The NCRLT funds its easement acquisitions with the help of such governmental agencies as the California Department of Conservation’s California Farmland Conservancy Program and the USDA’s Natural Resources Conservation Services Farm and Ranch Lands Protection Program.

“There’s a lot of money available for protecting prime farmland,” Kimmelshue noted. “We are notifying owners of properties in and around the Greenline that we have this program, but it’s a purely volunteer program—there’s no pressure whatsoever.

“We value farmland and we value the protection of farmland because once you lose an acre of farmland to development, it’s probably never going to come back.”
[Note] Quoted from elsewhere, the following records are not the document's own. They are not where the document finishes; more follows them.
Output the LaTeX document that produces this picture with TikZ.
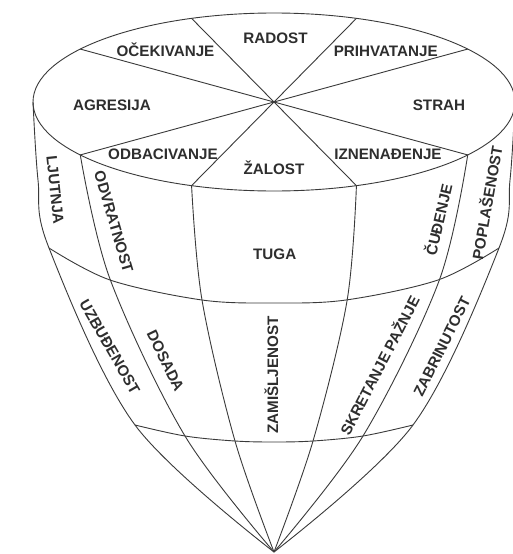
\documentclass[tikz,border=0pt]{standalone}
\usepackage{fontspec}
\setmainfont{Liberation Sans}
\definecolor{ln}{HTML}{3A3A3A}
\definecolor{txt}{HTML}{2E2E2E}
\begin{document}
\begin{tikzpicture}[x=1pt,y=-1pt]
\tikzset{
  lbl/.style={font=\bfseries\fontsize{15.2}{16}\selectfont, text=txt, inner sep=0pt, text height=11pt, text depth=0pt},
  edge/.style={draw=ln, line width=0.9pt, line join=round},
  crv/.style={edge, smooth, tension=0.55}
}
\useasboundingbox[fill=white] (0,0) rectangle (512,554);
% top ellipse and spokes
\coordinate (C) at (274,102);
\coordinate (ap) at (274,552);
\foreach \n/\t in {a/36.5,b/70,c/110,d/143.5,e/-143.5,f/-110,g/-70,h/-36.5}
  \coordinate (p\n) at ({274+241*cos(\t)},{102-89*sin(\t)});
\coordinate (pl) at (33,102);
\coordinate (pr) at (515,102);
\draw[edge] (C) ellipse [x radius=241pt, y radius=89pt];
\draw[edge] (pa) -- (pe);
\draw[edge] (pb) -- (pf);
\draw[edge] (pc) -- (pg);
\draw[edge] (pd) -- (ph);
% meridians
\draw[crv] plot coordinates {(pl) (38,180) (49,248) (135,425) (ap)};
\draw[crv] plot coordinates {(pe) (110,279) (185,436) (ap)};
\draw[crv] plot coordinates {(pf) (202,300) (235,441) (ap)};
\draw[crv] plot coordinates {(pg) (347,301) (313,441) (ap)};
\draw[crv] plot coordinates {(ph) (439,281) (363,436) (ap)};
\draw[crv] plot coordinates {(pr) (510,180) (499,248) (413,425) (ap)};
% latitudes
\draw[crv] plot coordinates {(49,248) (110,280) (202,300) (274,303) (346,300) (438,280) (499,248)};
\draw[crv] plot coordinates {(135,425) (185,436) (235,441) (274,442) (313,441) (363,436) (413,425)};
% top labels
\node[lbl] (radost) at (275.5,37.9) {RADOST};
\node[lbl] (ocek) at (165.5,50.6) {OČEKIVANJE};
\node[lbl] (prihv) at (385.7,50.6) {PRIHVATANJE};
\node[lbl] (agres) at (112,104.6) {AGRESIJA};
\node[lbl] (strah) at (439,104.6) {STRAH};
\node[lbl] (odbac) at (163,153.9) {ODBACIVANJE};
\node[lbl] (zalost) at (274,168.5) {ŽALOST};
\node[lbl] (iznen) at (388,153.9) {IZNENAĐENJE};
% cone labels
\node[lbl] (tuga) at (274.7,254) {TUGA};
\node[lbl, rotate=-84] (ljut) at (55.5,190) {LJUTNJA};
\node[lbl, rotate=-73.7] (odvr) at (114,221.7) {ODVRATNOST};
\node[lbl, rotate=-60] (uzbu) at (110,346.7) {UZBUĐENOST};
\node[lbl, rotate=-64] (dosada) at (165.8,360.8) {DOSADA};
\node[lbl, rotate=90] (zamis) at (272.5,375) {ZAMIŠLJENOST};
\node[lbl, rotate=62.6] (skret) at (380,365.7) {SKRETANJE PAŽNJE};
\node[lbl, rotate=63.4] (zabr) at (441.7,346.7) {ZABRINUTOST};
\node[lbl, rotate=77] (cudj) at (439,220) {ČUĐENJE};
\node[lbl, rotate=80] (popl) at (487.3,202.5) {POPLAŠENOST};
\end{tikzpicture}
\end{document}
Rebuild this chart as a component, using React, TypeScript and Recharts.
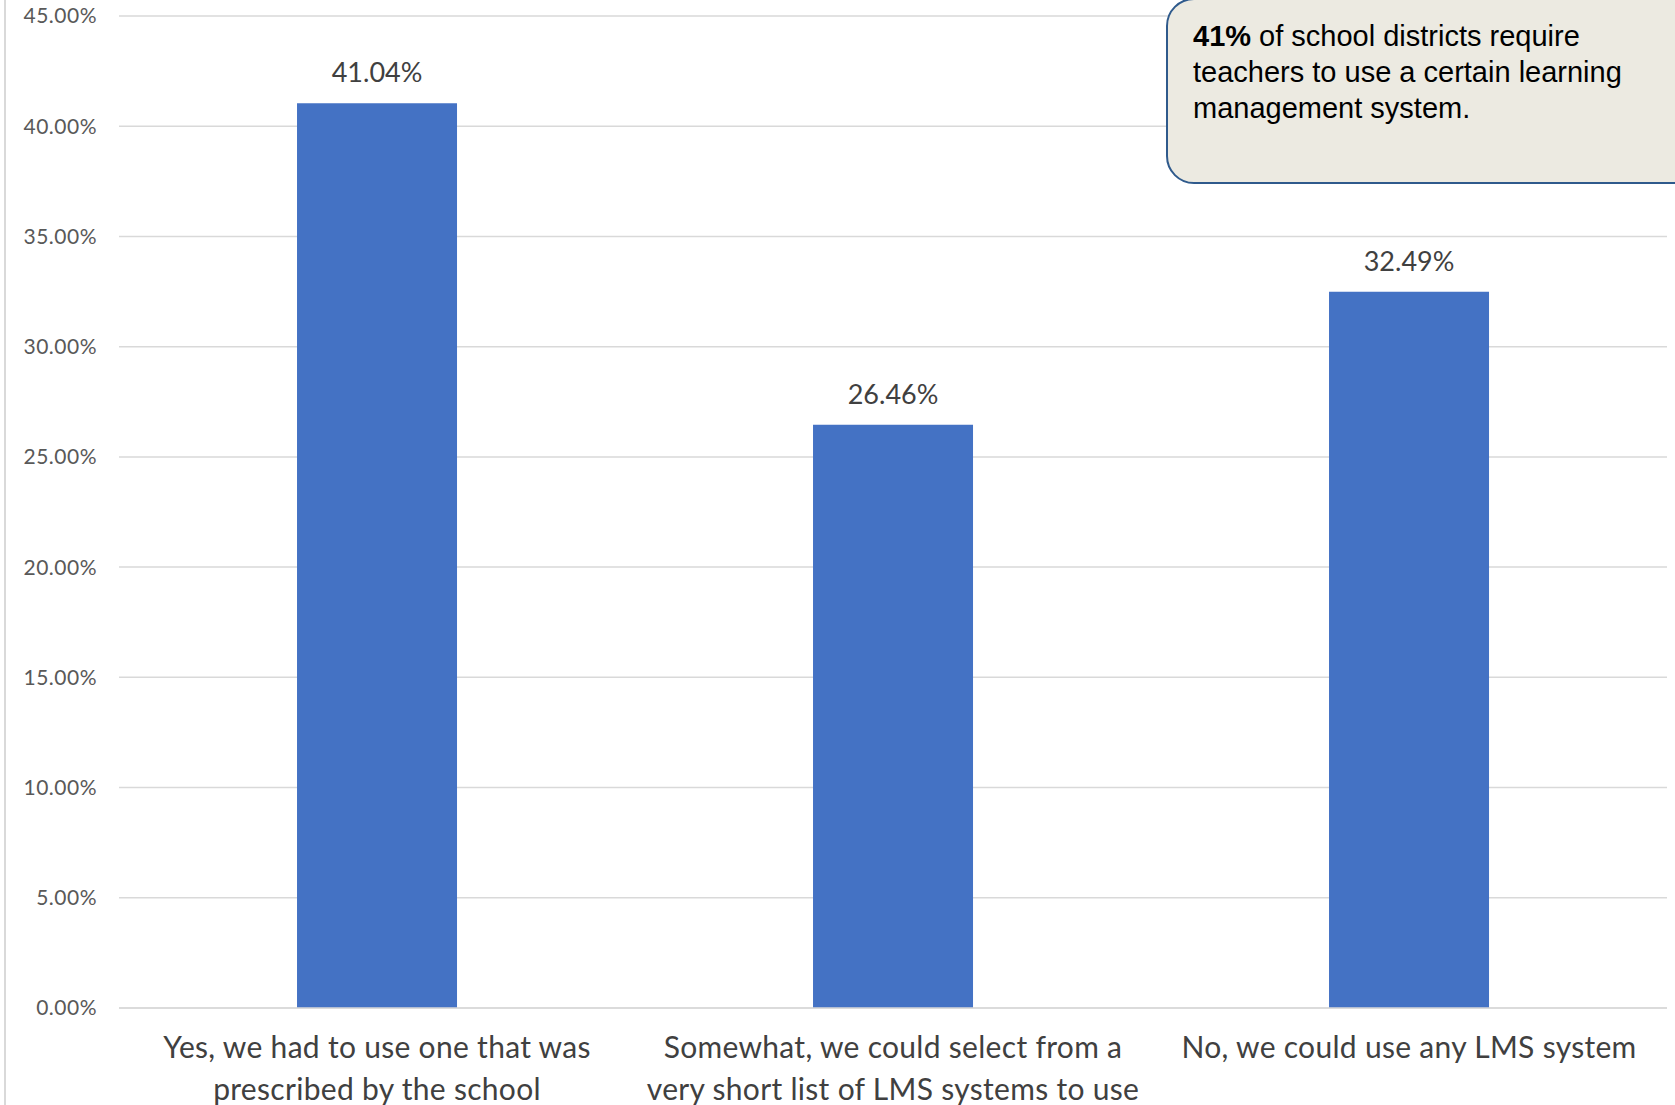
import React from "react";
import {
  BarChart,
  Bar,
  XAxis,
  YAxis,
  CartesianGrid,
  LabelList,
} from "recharts";

// categories (\n marks the line break used on the axis)
const categories = [
  "Yes, we had to use one that was\nprescribed by the school",
  "Somewhat, we could select from a\nvery short list of LMS systems to use",
  "No, we could use any LMS system",
];

// share of respondents, in percent
const shares = [41.04, 26.46, 32.49];

const yTicks = [0, 5, 10, 15, 20, 25, 30, 35, 40, 45];

const data = categories.map((name, i) => ({ name, value: shares[i] }));

const AXIS_FONT = "Lato, 'Open Sans', sans-serif";

function CategoryTick({ x, y, payload }: any) {
  const lines = String(payload.value).split("\n");
  return (
    <g>
      {lines.map((line, i) => (
        <text
          key={i}
          x={x}
          y={y + 50 + i * 42}
          textAnchor="middle"
          fill="#404040"
          fontSize={30}
          letterSpacing={0.3}
          fontFamily={AXIS_FONT}
        >
          {line}
        </text>
      ))}
    </g>
  );
}

export default function App() {
  return (
    <div
      style={{
        position: "absolute",
        left: 0,
        top: 0,
        width: 1675,
        height: 1105,
        overflow: "hidden",
        background: "#fff",
      }}
    >
      <div
        style={{
          position: "absolute",
          left: 4,
          top: 0,
          width: 2,
          height: 1105,
          background: "#d9d9d9",
        }}
      />
      <BarChart
        width={1675}
        height={1105}
        data={data}
        margin={{ top: 16, right: 8, bottom: 0, left: 0 }}
        barCategoryGap="34.5%"
      >
        <CartesianGrid vertical={false} stroke="#d9d9d9" strokeWidth={1.5} />
        <XAxis
          dataKey="name"
          height={97}
          axisLine={{ stroke: "#d9d9d9", strokeWidth: 1.5 }}
          tickLine={false}
          tickSize={0}
          tickMargin={0}
          interval={0}
          tick={<CategoryTick />}
        />
        <YAxis
          width={119}
          domain={[0, 45]}
          ticks={yTicks}
          axisLine={false}
          tickLine={false}
          tickSize={0}
          tickMargin={22}
          tickFormatter={(v: number) => v.toFixed(2) + "%"}
          tick={{
            fill: "#595959",
            fontSize: 21,
            fontFamily: AXIS_FONT,
            letterSpacing: 0.5,
          }}
        />
        <Bar dataKey="value" fill="#4472c4" isAnimationActive={false}>
          <LabelList
            dataKey="value"
            position="top"
            offset={21}
            formatter={(v: any) => Number(v).toFixed(2) + "%"}
            fill="#404040"
            fontSize={27}
            fontFamily={AXIS_FONT}
          />
        </Bar>
      </BarChart>

      <div
        style={{
          position: "absolute",
          left: 1166,
          top: -2,
          width: 560,
          height: 186,
          boxSizing: "border-box",
          border: "2px solid #2f5a8c",
          borderRadius: 28,
          background: "#eceae1",
          padding: "18px 0 0 25px",
          fontFamily: "'Liberation Sans', Arial, sans-serif",
          fontSize: 29,
          lineHeight: "36px",
          color: "#000",
        }}
      >
        <b>41%</b> of school districts require
        <br />
        teachers to use a certain learning
        <br />
        management system.
      </div>
    </div>
  );
}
Land trusts “are very, very popular on the East Coast—Maryland, Virginia, Washington, D.C.”—as ways to keep urban sprawl from engulfing every last bit of rural land, Kimmelshue pointed out enthusiastically. He also praised Marin County’s Marin Agricultural Land Trust as a “very vital land trust.”

“We’re moving more into the area of agricultural protection,” said Kimmelshue of the NCRLT. “That’s what this nation wants—to protect family farms; Obama is very supportive. … It’s important that agriculture continues to succeed and flourish in this area; it’s important that we protect it as an economic driver in this area.

“And also we believe—and this may sound corny—it also enhances the quality of life in this area. People want to live in a rural community where they can experience something other than the city.

“It’s the way of the future,” Kimmelshue said. “It’s a way for farmers to get some money out of the land without selling to developers, and at the same time continue to use the land as an income source.”